Labor Day festivities have historical flavor in Oak Creek
Oak Creek celebration dates back to town’s mining heyday
Steamboat Springs — Since at least 1913, Oak Creek has attracted throngs of people, residents and visitors, for the annual Labor Day festivities along the streets of the town.
What began as a literal celebration of the holiday brought organizers from each of the local mine unions to speak in the town center. Historian Mike Yurich, with the Historical Society of Oak Creek and Phippsburg, said he has found photographs as far back as 1913 showing union officials speaking on Main Street.
“It really was important to the men when they started it, and the unions sponsored the celebration actually clear up until the 1950s,” he said.
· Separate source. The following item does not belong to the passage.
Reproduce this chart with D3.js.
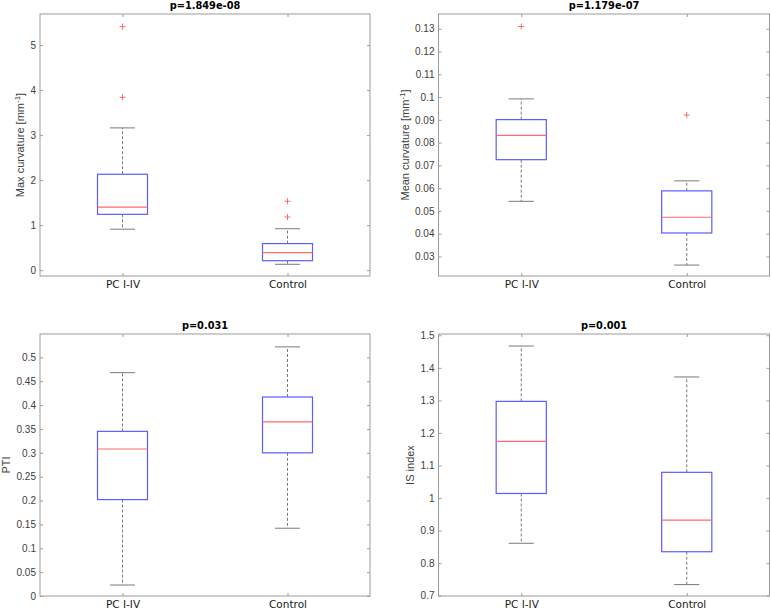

The “union big shots” would tell miners about the advancements the union had made that year — new protections and benefits, mostly — in a one-day event.
“That was one way of keeping the men aware of the fact that somebody was working for them,” Yurich said.
The population of the Oak Creek area at the time also was larger than it is today, Yurich said, with about 2,000 to 3,000 people in South Routt.
That was also the time the Coal Queen and Princess tradition started, he said. Each of the local mines — mines as far away as Milner, Hayden and Mount Harris often participated, as well — would nominate a girl for the title.
Some of those traditions will continue this weekend as Oak Creek hosts a three-day celebration.
Oak Creek Mayor Nikki Knoebel, a member of the Labor Day organizing committee, said organizers knocked down the price of several key events this year and reintroduced a beer garden to help cover the costs.
Last year, a ticket to see a band and comedian cost $20, but this year it’s $8 to see the comedian and $5 to see the band Throwdown, both at the Colorado Bar.
She said the event continues to be a major attraction for the town, both for the businesses and a chance for people to reconnect. The class of 1980, for example, is holding a reunion.
“You can definitely feel the energy and excitement of people in town getting together for it,” she said. “Everybody’s had a hard summer, a busy summer.”
Participants in the parade only need to show up at the 10 a.m. line-up to be entered. Anybody with a float is welcome, Knoebel said, and children in the parade will each get a gold dollar, without even having to mine for it.